Global cybersecurity leader Forcepoint today launched its 2018 Security Predictions Report, with security experts providing guidance on the threats facing organizations in the months to come.
Adding to the constantly shifting environment which security professionals face is a perfect storm of drivers influencing debate around privacy. This mega-trend will cause tectonic shifts in the privacy landscape and influence the ways in which organizations collect and manage data.
Forcepoint believes that the security industry has been focusing on the wrong things. Traditional security perimeters are eroding or becoming obsolete, and so, rather than focus on building bigger walls, the industry needs better visibility. Understanding how, when and why people interact with critical data, no matter where it is located, is crucial. Critical data continues to move to the cloud, malware is constantly evolving, and despite growing investments in defensive technologies traditional security controls prove ineffective.
A preview of the predictions made by ForcePoint:
- 2018 will ignite a broad and polarizing privacy debate, not just within governments, but between ordinary people.
- A data aggregator will be breached in 2018 using a known attack method.
- Attackers will target vulnerabilities in systems which implement blockchain technology.

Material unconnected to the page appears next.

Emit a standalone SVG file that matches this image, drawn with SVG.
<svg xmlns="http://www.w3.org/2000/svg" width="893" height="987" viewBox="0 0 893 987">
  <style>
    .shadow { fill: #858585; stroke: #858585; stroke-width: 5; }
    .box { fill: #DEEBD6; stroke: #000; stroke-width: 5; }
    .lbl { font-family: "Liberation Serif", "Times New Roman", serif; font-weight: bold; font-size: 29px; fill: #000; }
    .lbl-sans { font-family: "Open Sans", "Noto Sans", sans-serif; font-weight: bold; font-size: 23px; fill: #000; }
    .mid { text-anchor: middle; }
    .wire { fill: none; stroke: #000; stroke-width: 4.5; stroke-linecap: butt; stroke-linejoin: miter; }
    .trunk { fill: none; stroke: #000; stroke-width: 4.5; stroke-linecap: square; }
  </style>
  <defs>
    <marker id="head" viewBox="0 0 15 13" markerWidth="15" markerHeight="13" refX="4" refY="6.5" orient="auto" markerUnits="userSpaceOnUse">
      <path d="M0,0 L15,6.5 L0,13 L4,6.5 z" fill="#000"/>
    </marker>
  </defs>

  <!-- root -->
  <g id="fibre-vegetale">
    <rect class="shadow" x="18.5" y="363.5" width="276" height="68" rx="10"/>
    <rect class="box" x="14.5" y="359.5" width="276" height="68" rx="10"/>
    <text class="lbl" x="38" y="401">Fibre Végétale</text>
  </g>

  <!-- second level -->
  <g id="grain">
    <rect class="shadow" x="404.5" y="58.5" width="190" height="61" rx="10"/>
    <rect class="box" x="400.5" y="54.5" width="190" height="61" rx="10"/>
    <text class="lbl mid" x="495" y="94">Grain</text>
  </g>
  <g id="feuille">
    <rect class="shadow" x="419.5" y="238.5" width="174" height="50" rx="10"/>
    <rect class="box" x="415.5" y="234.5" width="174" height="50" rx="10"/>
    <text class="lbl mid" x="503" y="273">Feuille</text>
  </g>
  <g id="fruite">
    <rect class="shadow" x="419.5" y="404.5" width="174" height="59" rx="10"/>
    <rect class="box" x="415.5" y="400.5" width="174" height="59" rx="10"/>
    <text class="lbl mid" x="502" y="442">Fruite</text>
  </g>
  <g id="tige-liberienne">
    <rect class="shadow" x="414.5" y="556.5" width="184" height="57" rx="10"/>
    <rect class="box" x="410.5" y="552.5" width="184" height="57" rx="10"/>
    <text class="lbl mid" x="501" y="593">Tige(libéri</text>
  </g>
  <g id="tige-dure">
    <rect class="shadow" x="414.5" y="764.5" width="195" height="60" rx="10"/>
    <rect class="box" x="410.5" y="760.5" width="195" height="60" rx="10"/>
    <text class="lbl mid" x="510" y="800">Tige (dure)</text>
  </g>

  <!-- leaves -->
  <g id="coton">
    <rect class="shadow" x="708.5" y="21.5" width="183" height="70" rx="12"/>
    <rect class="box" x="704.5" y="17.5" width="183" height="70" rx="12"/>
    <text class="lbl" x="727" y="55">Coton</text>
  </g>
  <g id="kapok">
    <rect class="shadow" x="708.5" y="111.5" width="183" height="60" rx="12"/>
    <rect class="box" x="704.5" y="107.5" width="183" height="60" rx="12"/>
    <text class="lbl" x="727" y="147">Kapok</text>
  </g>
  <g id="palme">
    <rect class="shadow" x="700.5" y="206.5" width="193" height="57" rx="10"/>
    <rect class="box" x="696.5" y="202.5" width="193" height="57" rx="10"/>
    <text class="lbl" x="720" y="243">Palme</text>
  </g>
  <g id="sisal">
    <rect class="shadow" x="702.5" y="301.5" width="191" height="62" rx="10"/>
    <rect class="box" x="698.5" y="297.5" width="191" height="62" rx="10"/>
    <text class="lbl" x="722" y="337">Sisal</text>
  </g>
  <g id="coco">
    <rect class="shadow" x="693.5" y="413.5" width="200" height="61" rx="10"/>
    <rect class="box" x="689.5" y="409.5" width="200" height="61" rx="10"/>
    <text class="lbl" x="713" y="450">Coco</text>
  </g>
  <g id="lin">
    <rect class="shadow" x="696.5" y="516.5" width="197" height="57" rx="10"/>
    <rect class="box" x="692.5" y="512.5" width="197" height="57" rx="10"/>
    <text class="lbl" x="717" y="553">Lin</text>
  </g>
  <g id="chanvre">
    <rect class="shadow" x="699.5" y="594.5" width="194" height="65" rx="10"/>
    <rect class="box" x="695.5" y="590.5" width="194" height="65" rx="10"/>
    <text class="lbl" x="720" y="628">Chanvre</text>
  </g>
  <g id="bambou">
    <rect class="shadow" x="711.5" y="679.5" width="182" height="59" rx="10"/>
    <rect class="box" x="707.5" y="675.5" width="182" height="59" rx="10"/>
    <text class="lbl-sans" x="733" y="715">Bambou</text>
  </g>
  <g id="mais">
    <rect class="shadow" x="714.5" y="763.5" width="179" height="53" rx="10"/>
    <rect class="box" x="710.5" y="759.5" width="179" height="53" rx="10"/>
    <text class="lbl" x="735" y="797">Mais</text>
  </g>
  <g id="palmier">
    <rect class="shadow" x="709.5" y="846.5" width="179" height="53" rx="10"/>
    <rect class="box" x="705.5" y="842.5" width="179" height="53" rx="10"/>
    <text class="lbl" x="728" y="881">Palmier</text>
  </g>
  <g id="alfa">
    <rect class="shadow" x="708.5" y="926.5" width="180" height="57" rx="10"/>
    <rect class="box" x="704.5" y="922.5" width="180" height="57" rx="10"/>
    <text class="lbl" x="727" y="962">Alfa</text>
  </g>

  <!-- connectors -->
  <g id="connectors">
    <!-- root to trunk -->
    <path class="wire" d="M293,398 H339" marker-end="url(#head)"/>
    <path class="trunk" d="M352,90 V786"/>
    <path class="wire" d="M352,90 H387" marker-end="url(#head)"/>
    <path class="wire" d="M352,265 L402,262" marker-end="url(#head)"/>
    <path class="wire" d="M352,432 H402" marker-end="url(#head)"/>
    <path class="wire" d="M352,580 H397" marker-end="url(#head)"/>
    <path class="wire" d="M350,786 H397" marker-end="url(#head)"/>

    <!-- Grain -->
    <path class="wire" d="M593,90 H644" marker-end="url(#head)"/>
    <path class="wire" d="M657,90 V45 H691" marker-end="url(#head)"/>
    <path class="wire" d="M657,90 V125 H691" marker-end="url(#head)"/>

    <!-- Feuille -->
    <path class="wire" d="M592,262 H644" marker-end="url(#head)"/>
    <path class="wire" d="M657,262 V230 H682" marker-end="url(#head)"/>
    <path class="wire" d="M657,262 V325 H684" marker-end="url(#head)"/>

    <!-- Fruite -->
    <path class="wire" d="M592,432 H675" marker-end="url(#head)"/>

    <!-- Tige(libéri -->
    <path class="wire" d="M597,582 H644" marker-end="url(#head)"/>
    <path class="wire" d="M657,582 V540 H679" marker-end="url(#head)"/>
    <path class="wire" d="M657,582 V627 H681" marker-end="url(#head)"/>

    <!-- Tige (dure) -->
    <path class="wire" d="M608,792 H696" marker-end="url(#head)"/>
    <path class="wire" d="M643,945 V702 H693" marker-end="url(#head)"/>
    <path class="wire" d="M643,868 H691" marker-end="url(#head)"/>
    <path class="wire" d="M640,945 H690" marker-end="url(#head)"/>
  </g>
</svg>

- IoT is not held to ransom but instead becomes a target for mass disruption
“At the heart of our predictions is a requirement to understand the intersection of people with critical data and intellectual property,” said Dr. Richard Ford, Chief Scientist at Forcepoint. “By placing cyber-behavior and intent at the center of security, the industry has a fighting chance of keeping up with the massive rate of change in the threat environment.”

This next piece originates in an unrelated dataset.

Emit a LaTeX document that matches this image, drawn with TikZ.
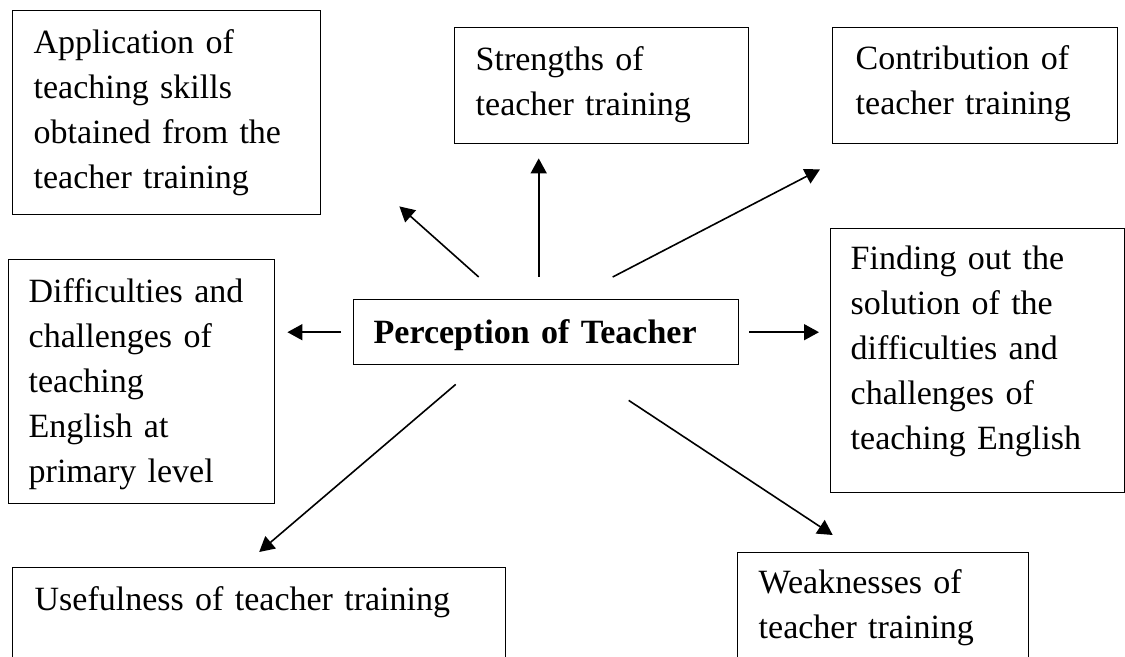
\documentclass[tikz,border=0pt]{standalone}
\usepackage{fontspec}
\setmainfont{Liberation Serif}
\usetikzlibrary{arrows.meta}
\begin{document}
\begin{tikzpicture}[x=0.5pt,y=-0.5pt,>={Triangle[length=7.5pt,width=8pt]},
		box/.style={draw,line width=0.7pt,anchor=north west,align=left,inner ysep=0pt,inner xsep=10.5pt,font=\fontsize{17}{22.5}\selectfont},
		arr/.style={->,line width=0.8pt}]
		\useasboundingbox (0,0) rectangle (1125,657);
		\clip (0,0) rectangle (1125,657);
		\node[box,text width=133pt,text height=21.5pt,text depth=80.5pt] (app) at (12,10) {Application of\\teaching skills\\obtained from the\\teacher training};
		\node[box,text width=126pt,text height=21.5pt,text depth=36.5pt] (str) at (454,27) {Strengths of\\teacher training};
		\node[box,inner xsep=11.5pt,text width=119.5pt,text height=21pt,text depth=37pt] (con) at (832,27) {Contribution of\\teacher training};
		\node[box,inner xsep=10pt,text width=113pt,text height=21.5pt,text depth=100.5pt] (dif) at (8,259) {Difficulties and\\challenges of\\teaching\\English at\\primary level};
		\node[box,inner xsep=10pt,text width=172.5pt,text height=22pt,text depth=10.5pt,font=\fontsize{17}{22.5}\selectfont\bfseries] (per) at (353,299) {Perception of Teacher};
		\node[box,inner xsep=10pt,text width=127pt,text height=20.5pt,text depth=111.5pt] (fin) at (830,228) {Finding out the\\solution of the\\difficulties and\\challenges of\\teaching English};
		\node[box,inner xsep=11pt,text width=224.5pt,text height=21.5pt,text depth=45pt] (use) at (12,567) {Usefulness of teacher training};
		\node[box,text width=124.5pt,text height=20.5pt,text depth=53.5pt] (wea) at (737,552) {Weaknesses of\\teacher training};
		\draw[arr] ([shift={(-67.5,-22)}]per.north) -- ([shift={(78,-9)}]app.south east);
		\draw[arr] ([shift={(-7.5,-22)}]per.north) -- ([shift={(-63,14)}]str.south);
		\draw[arr] ([shift={(66.5,-22)}]per.north) -- ([shift={(-12,25)}]con.south west);
		\draw[arr,shorten <=6pt,shorten >=6pt] (per.west) -- (dif.east |- per.west);
		\draw[arr,shorten <=5pt,shorten >=5.5pt] (per.east) -- (fin.west |- per.east);
		\draw[arr] ([shift={(-90.5,19)}]per.south) -- ([shift={(0,-15)}]use.north);
		\draw[arr] ([shift={(82.5,35)}]per.south) -- ([shift={(-50.5,-17)}]wea.north);
	\end{tikzpicture}
\end{document}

“We know that data leakage and ransomware will continue to be the focus for remediation and prevention, but behavior-centric risks are now behind a multitude of security incidents,” Ford continued. “People’s behavior should not be set in opposition to security: the two are not mutually exclusive. Users have the potential to unintentionally compromise their own systems in one minute and be the source of innovation in the next, but we can only empower users if we truly understand the ways they interact with critical business data.”